- Students in middle school (grades six through eight) and high school (grades nine through 12) participate in the basswood bridge building event at regional SECME Olympiad competitions. High school students who place first or second at regional events move on to the International Bridge Contest. Regional SECME Olympiad competitions take place in April, followed by the International Bridge Building Contest in May. Three members comprise a bridge-building team, but only one representative from each winning team attends the international competition.
- The SECME basswood bridge building event follows the material and construction guidelines set out each year by the International Bridge Building Committee. Participants build model bridges using the official basswood provided by the committee along with any commonly available standard adhesive. Construction regulations vary year to year, but all bridges must conform to standard weight, length, height, width, gap span and loading plane measurements.
- On the day of the competition, teams take their preconstructed bridges to the competition site. With SECME judges present, team members evaluate their bridge's efficiency by applying a load at a designated loading point on the structure. According to the International Bridge Building Contest's rulebook, participants use a throttle device to regulate a flow of sand from a reservoir tank into a loading bucket attached to their bridge. Participants continue to add sand to the loading bucket until their bridge fails or they surpass the maximum load established by the Bridge Committee.

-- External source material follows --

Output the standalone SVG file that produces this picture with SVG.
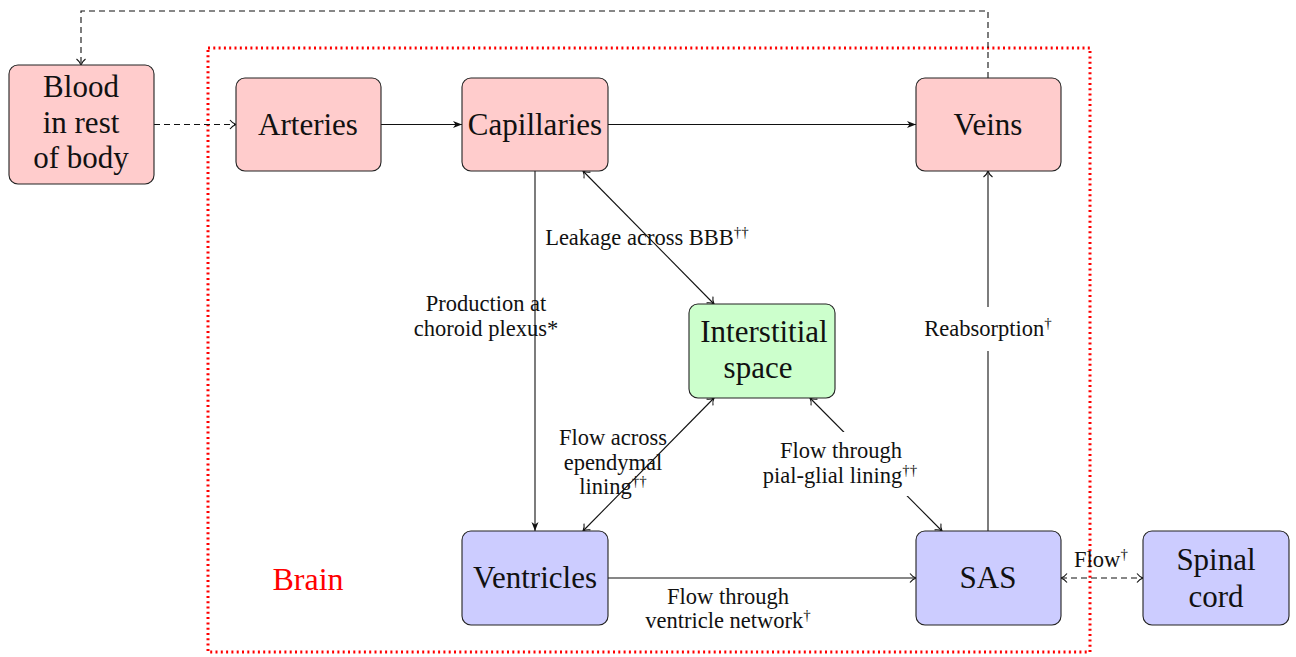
<svg xmlns="http://www.w3.org/2000/svg" width="1296" height="657" viewBox="0 0 1296 657">
<style>
.node rect{stroke:#222;stroke-width:1.1}
.pink{fill:#ffcccc}.green{fill:#ccffcc}.blue{fill:#ccccff}
.nt{font-family:"Liberation Serif",serif;font-size:31px;fill:#111;text-anchor:middle}
.lt{font-family:"Liberation Serif",serif;font-size:22.5px;fill:#111;text-anchor:middle}
.sup{font-size:15px}
.ln{fill:none;stroke:#111;stroke-width:1.1}
.dash{stroke-dasharray:6 4}
</style>
<defs>
<marker id="open" viewBox="-8 -6 10 12" refX="0" refY="0" markerWidth="10" markerHeight="12" markerUnits="userSpaceOnUse" orient="auto-start-reverse">
<path d="M-6,-4.5 C-4,-1.8 -1.5,-0.5 0,0 C-1.5,0.5 -4,1.8 -6,4.5" fill="none" stroke="#111" stroke-width="1.1"/>
</marker>
<marker id="solid" viewBox="-10 -5 11 10" refX="0" refY="0" markerWidth="11" markerHeight="10" markerUnits="userSpaceOnUse" orient="auto">
<path d="M0,0 L-9,-3.5 L-6.5,0 L-9,3.5 Z" fill="#111"/>
</marker>
</defs>

<g id="brain">
<rect x="208" y="48" width="882" height="604" fill="none" stroke="#ff0000" stroke-width="3" stroke-dasharray="2 3.3"/>
<text x="308" y="590" font-family="Liberation Serif, serif" font-size="32" fill="#ff0000" text-anchor="middle">Brain</text>
</g>

<g id="connectors">
<path class="ln dash" d="M988,78 V11 H81 V65" marker-end="url(#open)"/>
<line class="ln dash" x1="154" y1="124.5" x2="236" y2="124.5" marker-end="url(#open)"/>
<line class="ln" x1="381" y1="124.5" x2="462" y2="124.5" marker-end="url(#solid)"/>
<line class="ln" x1="608" y1="124.5" x2="916" y2="124.5" marker-end="url(#solid)"/>
<line class="ln" x1="535" y1="171" x2="535" y2="531" marker-end="url(#solid)"/>
<line class="ln" x1="583" y1="171" x2="714" y2="304" marker-start="url(#open)" marker-end="url(#open)"/>
<line class="ln" x1="583" y1="531" x2="714" y2="398" marker-start="url(#open)" marker-end="url(#open)"/>
<line class="ln" x1="942" y1="531" x2="810" y2="398" marker-start="url(#open)" marker-end="url(#open)"/>
<line class="ln" x1="988" y1="531" x2="988" y2="171" marker-end="url(#open)"/>
<line class="ln" x1="608" y1="578" x2="916" y2="578" marker-end="url(#open)"/>
<line class="ln dash" x1="1061" y1="578" x2="1143" y2="578" marker-start="url(#open)" marker-end="url(#open)"/>
<rect x="752" y="432" width="176" height="64" fill="#fff"/>
<rect x="914" y="307" width="148" height="44" fill="#fff"/>
<text class="lt" x="486" y="311">Production at</text>
<text class="lt" x="486" y="336">choroid plexus*</text>
<text class="lt" x="647" y="245">Leakage across BBB<tspan class="sup" dy="-8">††</tspan></text>
<text class="lt" x="613" y="445">Flow across</text>
<text class="lt" x="613" y="470">ependymal</text>
<text class="lt" x="613" y="494">lining<tspan class="sup" dy="-8">††</tspan></text>
<text class="lt" x="841" y="458">Flow through</text>
<text class="lt" x="840" y="483">pial-glial lining<tspan class="sup" dy="-8">††</tspan></text>
<text class="lt" x="988" y="336">Reabsorption<tspan class="sup" dy="-8">†</tspan></text>
<text class="lt" x="728" y="604">Flow through</text>
<text class="lt" x="728" y="628">ventricle network<tspan class="sup" dy="-8">†</tspan></text>
<text class="lt" x="1101" y="567">Flow<tspan class="sup" dy="-8">†</tspan></text>
</g>

<g id="blood" class="node">
<rect class="pink" x="9" y="65" width="145" height="119" rx="9"/>
<text class="nt" x="81" y="97">Blood</text>
<text class="nt" x="81" y="133">in rest</text>
<text class="nt" x="81" y="168">of body</text>
</g>
<g id="arteries" class="node">
<rect class="pink" x="236" y="78" width="145" height="93" rx="9"/>
<text class="nt" x="308" y="135">Arteries</text>
</g>
<g id="capillaries" class="node">
<rect class="pink" x="462" y="78" width="146" height="93" rx="9"/>
<text class="nt" x="535" y="135">Capillaries</text>
</g>
<g id="veins" class="node">
<rect class="pink" x="916" y="78" width="145" height="93" rx="9"/>
<text class="nt" x="988" y="135">Veins</text>
</g>
<g id="interstitial" class="node">
<rect class="green" x="689" y="304" width="146" height="94" rx="9"/>
<text class="nt" x="764" y="342">Interstitial</text>
<text class="nt" x="758" y="378">space</text>
</g>
<g id="ventricles" class="node">
<rect class="blue" x="462" y="531" width="146" height="94" rx="9"/>
<text class="nt" x="535" y="588">Ventricles</text>
</g>
<g id="sas" class="node">
<rect class="blue" x="916" y="531" width="145" height="94" rx="9"/>
<text class="nt" x="988" y="588">SAS</text>
</g>
<g id="spinal" class="node">
<rect class="blue" x="1143" y="531" width="146" height="94" rx="9"/>
<text class="nt" x="1216" y="570">Spinal</text>
<text class="nt" x="1216" y="607">cord</text>
</g>
</svg>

- SECME judges compare each team's bridge against the International Bridge Building Contest's specifications for the year. Any deviations in terms of building materials or construction guidelines result in disqualification from the competition. Judges score the remaining bridges based on their load capacity, with bridges that have a higher load capacity receiving higher scores.

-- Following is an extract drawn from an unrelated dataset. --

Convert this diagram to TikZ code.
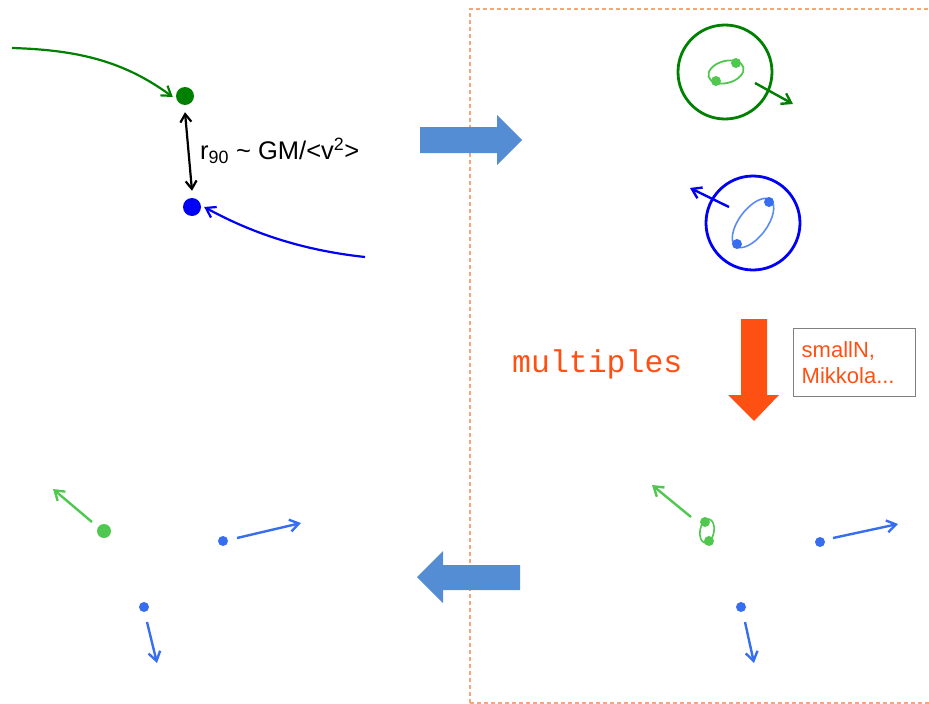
\documentclass[tikz,border=0pt]{standalone}
\usepackage{fontspec}
\setmainfont{Liberation Sans}
\setmonofont{Liberation Mono}
\usetikzlibrary{arrows.meta,positioning}
\definecolor{dkgreen}{RGB}{0,128,0}
\definecolor{ltgreen}{RGB}{80,200,80}
\definecolor{dkblue}{RGB}{0,0,245}
\definecolor{ltblue}{RGB}{55,110,240}
\definecolor{orbblue}{RGB}{90,140,240}
\definecolor{panelblue}{RGB}{84,141,212}
\definecolor{hotorange}{RGB}{255,80,20}
\definecolor{framecol}{RGB}{245,165,120}

\begin{document}
\begin{tikzpicture}[
  x=1pt, y=-1pt,
  dot/.style={circle, fill=#1, inner sep=0pt, minimum size=18pt},
  sdot/.style={circle, fill=#1, inner sep=0pt, minimum size=10pt},
  path/.style={-{Straight Barb[length=9pt, width=12pt]}, line width=2.2pt, #1},
  kick/.style={-{Straight Barb[length=9pt, width=12pt]}, line width=2.4pt, #1},
  bigarrow/.style={fill=#1},
  frame/.style={dashed, dash pattern=on 4pt off 3pt, line width=1.2pt, framecol},
  lbl/.style={font=\fontsize{25.5}{29}\selectfont, inner sep=0pt}
]
  \useasboundingbox (0,0) rectangle (929,704);
  \clip (0,0) rectangle (929,704);

  % dashed frame of the right panel
  \draw[frame] (470,703) -- (470,9) -- (940,9);
  \draw[frame] (470,703) -- (940,703);

  % encounter
  \node[dot=dkgreen] (gdot) at (185,96) {};
  \node[dot=dkblue] (bdot) at (192,207) {};
  \coordinate (gstart) at (12,48);
  \coordinate (bstart) at (365,257);
  \draw[path=dkgreen] (gstart) .. controls (80,50) and (125,62) .. ([xshift=-3pt,yshift=-1pt]gdot.west);
  \draw[path=dkblue] (bstart) .. controls (300,250) and (250,232) .. ([xshift=3pt]bdot.east);
  \draw[{Straight Barb[length=8pt, width=11pt]}-{Straight Barb[length=8pt, width=11pt]}, line width=2.2pt]
    ([yshift=-7pt]gdot.south) -- ([yshift=7pt]bdot.north);
  \node[lbl, anchor=west] (rlab) at (200,151) {r\textsubscript{90} \textasciitilde{} GM/<v\textsuperscript{2}>};

  % panel arrows
  \fill[bigarrow=panelblue] (420,127) -- (497,127) -- (497,115) -- (522,140) -- (497,165) -- (497,153) -- (420,153) -- cycle;
  \fill[bigarrow=panelblue] (520,565) -- (443,565) -- (443,551) -- (417,577) -- (443,603) -- (443,590) -- (520,590) -- cycle;
  \fill[bigarrow=hotorange] (741,319) -- (767,319) -- (767,395) -- (779,395) -- (754,421) -- (728,395) -- (741,395) -- cycle;

  % bound pairs
  \draw[dkgreen, line width=2.8pt] (725,72) circle (47);
  \draw[ltgreen, line width=1.8pt] (726,72) ellipse [x radius=18, y radius=11, rotate=15];
  \node[sdot=ltgreen] (g1) at (736,63) {};
  \node[sdot=ltgreen] (g2) at (716,81) {};
  \coordinate (gk0) at (755,83);
  \coordinate (gk1) at (793,104);
  \draw[kick=dkgreen] (gk0) -- (gk1);

  \draw[dkblue, line width=2.8pt] (753,223) circle (47);
  \draw[orbblue, line width=1.6pt] (753,223) ellipse [x radius=29, y radius=14, rotate=53];
  \node[sdot=ltblue] (b1) at (769,202) {};
  \node[sdot=ltblue] (b2) at (737,244) {};
  \coordinate (bk0) at (729,207);
  \coordinate (bk1) at (690,188);
  \draw[kick=dkblue] (bk0) -- (bk1);

  % multiples
  \node[font=\ttfamily\fontsize{31.5}{31.5}\selectfont, text=hotorange, inner sep=0pt, anchor=west] (mult) at (512,364) {multiples};
  \node[draw=gray, line width=1.4pt, text=hotorange, align=left, anchor=north west,
        text width=106pt, minimum height=68pt, inner xsep=8pt,
        font=\fontsize{22}{26}\selectfont] (solver) at (793,328) {smallN,\\Mikkola...};

  % outcome, left panel
  \node[dot=ltgreen, minimum size=14pt] (lg) at (104,531) {};
  \node[sdot=ltblue] (lb1) at (223,541) {};
  \node[sdot=ltblue] (lb2) at (144,607) {};
  \coordinate (lgk) at (53,489);
  \coordinate (lb1k) at (301,523);
  \coordinate (lb2k) at (157,663);
  \draw[kick=ltgreen] (92,522) -- (lgk);
  \draw[kick=ltblue] (237,538) -- (lb1k);
  \draw[kick=ltblue] (147,622) -- (lb2k);

  % outcome, right panel
  \draw[ltgreen, line width=1.6pt] (707,531) ellipse [x radius=7, y radius=12, rotate=-10];
  \node[sdot=ltgreen] (rg1) at (705,522) {};
  \node[sdot=ltgreen] (rg2) at (709,541) {};
  \node[sdot=ltblue] (rb1) at (820,542) {};
  \node[sdot=ltblue] (rb2) at (741,607) {};
  \coordinate (rgk) at (652,485);
  \coordinate (rb1k) at (898,524);
  \coordinate (rb2k) at (754,663);
  \draw[kick=ltgreen] (691,517) -- (rgk);
  \draw[kick=ltblue] (833,538) -- (rb1k);
  \draw[kick=ltblue] (745,622) -- (rb2k);
\end{tikzpicture}
\end{document}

- Bridge models used in the SECME competition represent scaled-down versions of real-world bridges. Just as engineers create aesthetically pleasing, full-scale bridges capable of carrying a traveling load, participants in the bridge building event find a balance between form and function. By designing structures that adhere to competition specifications, team members gain hands-on knowledge of engineering principles and experience the fundamentals of physics in action.